(begin)

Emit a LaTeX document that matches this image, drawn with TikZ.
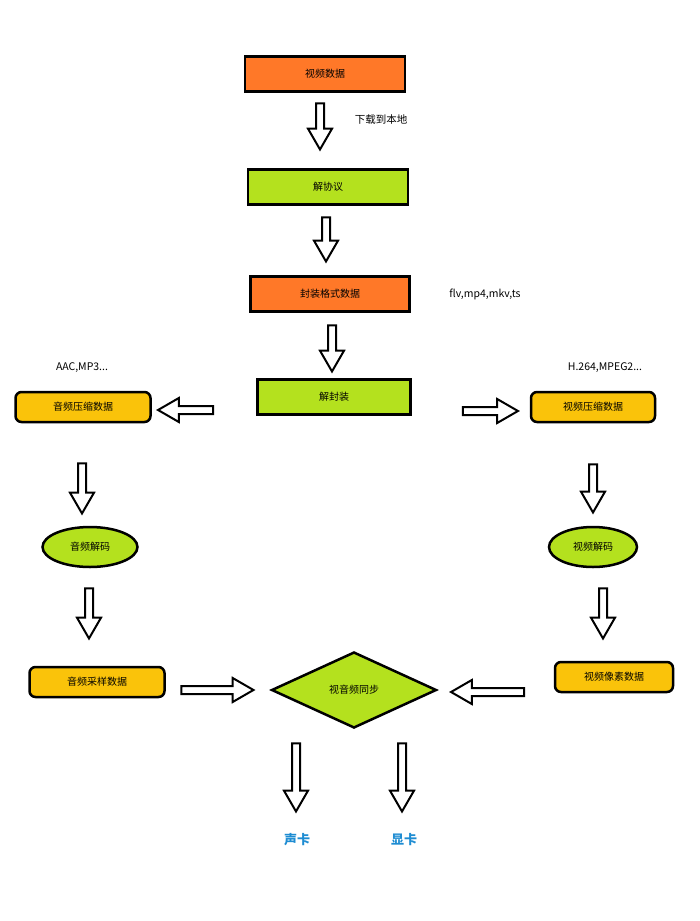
\documentclass[tikz,border=0pt]{standalone}
\usepackage{fontspec}
\setmainfont{Noto Sans CJK SC}
\usetikzlibrary{shapes.geometric,shapes.arrows}
\definecolor{og}{RGB}{255,120,40}
\definecolor{gr}{RGB}{180,225,30}
\definecolor{yl}{RGB}{250,195,10}
\definecolor{bl}{RGB}{30,140,210}
\begin{document}
\begin{tikzpicture}[x=1pt,y=-1pt,
  box/.style={draw,line width=2.5pt,minimum width=#1,minimum height=35pt,inner sep=0pt,font=\fontsize{10}{10}\selectfont},
  rbox/.style={draw,line width=2.5pt,rounded corners=6pt,fill=yl,minimum width=#1,minimum height=30pt,inner sep=0pt,font=\fontsize{10}{10}\selectfont},
  ell/.style={draw,ellipse,line width=2.5pt,fill=gr,minimum width=#1,minimum height=40pt,inner sep=0pt,font=\fontsize{10}{10}\selectfont},
  ba/.style={draw,single arrow,line width=2pt,fill=white,minimum height=#1,minimum width=24pt,single arrow head extend=6pt,single arrow tip angle=60,inner sep=2pt},
  lbl/.style={font=\fontsize{10.5}{10.5}\selectfont}]
\useasboundingbox (0,0) rectangle (700,921);
\node[box=160pt,fill=og] (a) at (325,74) {视频数据};
\node[box=160pt,fill=gr] (b) at (328,187) {解协议};
\node[box=159pt,fill=og] (c) at (330,294) {封装格式数据};
\node[box=153pt,fill=gr] (d) at (334,397) {解封装};
\node[rbox=135pt] (e) at (83,407) {音频压缩数据};
\node[rbox=124pt] (f) at (593,407) {视频压缩数据};
\node[ell=95pt] (g) at (90,547) {音频解码};
\node[ell=88pt] (h) at (593,547) {视频解码};
\node[rbox=135pt] (i) at (97,682) {音频采样数据};
\node[rbox=118pt] (j) at (614,677) {视频像素数据};
\node[draw,diamond,aspect=2.2,line width=2.5pt,fill=gr,minimum width=165pt,minimum height=76pt,inner sep=0pt,font=\fontsize{10}{10}\selectfont] (k) at (354,690) {视音频同步};
\node[font=\bfseries\fontsize{13}{13}\selectfont,text=bl] (s) at (297,840) {声卡};
\node[font=\bfseries\fontsize{13}{13}\selectfont,text=bl] (x) at (404,840) {显卡};
\node[lbl] (l1) at (381,120) {下载到本地};
\node[lbl] (l2) at (485,294) {flv,mp4,mkv,ts};
\node[lbl] (l3) at (82,368) {AAC,MP3...};
\node[lbl] (l4) at (605,368) {H.264,MPEG2...};
% block arrows
\node[ba=46pt,rotate=-90] (a1) at (320,123) {};
\node[ba=44pt,rotate=-90] (a2) at (326,236) {};
\node[ba=46pt,rotate=-90] (a3) at (332,345) {};
\node[ba=55pt,rotate=180] (a4) at (189,410) {};
\node[ba=55pt] (a5) at (487,411) {};
\node[ba=50pt,rotate=-90] (a6) at (82,485) {};
\node[ba=48pt,rotate=-90] (a7) at (593,485) {};
\node[ba=50pt,rotate=-90] (a8) at (89,610) {};
\node[ba=50pt,rotate=-90] (a9) at (603,610) {};
\node[ba=72pt] (a10) at (214,690) {};
\node[ba=73pt,rotate=180] (a11) at (491,692) {};
\node[ba=68pt,rotate=-90] (a12) at (296,774) {};
\node[ba=68pt,rotate=-90] (a13) at (402,774) {};
\end{tikzpicture}
\end{document}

(end)

[WHAT NEEDS TO BE DONE]: Word for word, quote the lines above. Omit the pictures.

[ANSWER TO THE TASK]:
Emit a LaTeX document that matches this image, drawn with TikZ.
\documentclass[tikz,border=0pt]{standalone}
\usepackage{fontspec}
\setmainfont{Noto Sans CJK SC}
\usetikzlibrary{shapes.geometric,shapes.arrows}
\definecolor{og}{RGB}{255,120,40}
\definecolor{gr}{RGB}{180,225,30}
\definecolor{yl}{RGB}{250,195,10}
\definecolor{bl}{RGB}{30,140,210}
\begin{document}
\begin{tikzpicture}[x=1pt,y=-1pt,
  box/.style={draw,line width=2.5pt,minimum width=#1,minimum height=35pt,inner sep=0pt,font=\fontsize{10}{10}\selectfont},
  rbox/.style={draw,line width=2.5pt,rounded corners=6pt,fill=yl,minimum width=#1,minimum height=30pt,inner sep=0pt,font=\fontsize{10}{10}\selectfont},
  ell/.style={draw,ellipse,line width=2.5pt,fill=gr,minimum width=#1,minimum height=40pt,inner sep=0pt,font=\fontsize{10}{10}\selectfont},
  ba/.style={draw,single arrow,line width=2pt,fill=white,minimum height=#1,minimum width=24pt,single arrow head extend=6pt,single arrow tip angle=60,inner sep=2pt},
  lbl/.style={font=\fontsize{10.5}{10.5}\selectfont}]
\useasboundingbox (0,0) rectangle (700,921);
\node[box=160pt,fill=og] (a) at (325,74) {视频数据};
\node[box=160pt,fill=gr] (b) at (328,187) {解协议};
\node[box=159pt,fill=og] (c) at (330,294) {封装格式数据};
\node[box=153pt,fill=gr] (d) at (334,397) {解封装};
\node[rbox=135pt] (e) at (83,407) {音频压缩数据};
\node[rbox=124pt] (f) at (593,407) {视频压缩数据};
\node[ell=95pt] (g) at (90,547) {音频解码};
\node[ell=88pt] (h) at (593,547) {视频解码};
\node[rbox=135pt] (i) at (97,682) {音频采样数据};
\node[rbox=118pt] (j) at (614,677) {视频像素数据};
\node[draw,diamond,aspect=2.2,line width=2.5pt,fill=gr,minimum width=165pt,minimum height=76pt,inner sep=0pt,font=\fontsize{10}{10}\selectfont] (k) at (354,690) {视音频同步};
\node[font=\bfseries\fontsize{13}{13}\selectfont,text=bl] (s) at (297,840) {声卡};
\node[font=\bfseries\fontsize{13}{13}\selectfont,text=bl] (x) at (404,840) {显卡};
\node[lbl] (l1) at (381,120) {下载到本地};
\node[lbl] (l2) at (485,294) {flv,mp4,mkv,ts};
\node[lbl] (l3) at (82,368) {AAC,MP3...};
\node[lbl] (l4) at (605,368) {H.264,MPEG2...};
% block arrows
\node[ba=46pt,rotate=-90] (a1) at (320,123) {};
\node[ba=44pt,rotate=-90] (a2) at (326,236) {};
\node[ba=46pt,rotate=-90] (a3) at (332,345) {};
\node[ba=55pt,rotate=180] (a4) at (189,410) {};
\node[ba=55pt] (a5) at (487,411) {};
\node[ba=50pt,rotate=-90] (a6) at (82,485) {};
\node[ba=48pt,rotate=-90] (a7) at (593,485) {};
\node[ba=50pt,rotate=-90] (a8) at (89,610) {};
\node[ba=50pt,rotate=-90] (a9) at (603,610) {};
\node[ba=72pt] (a10) at (214,690) {};
\node[ba=73pt,rotate=180] (a11) at (491,692) {};
\node[ba=68pt,rotate=-90] (a12) at (296,774) {};
\node[ba=68pt,rotate=-90] (a13) at (402,774) {};
\end{tikzpicture}
\end{document}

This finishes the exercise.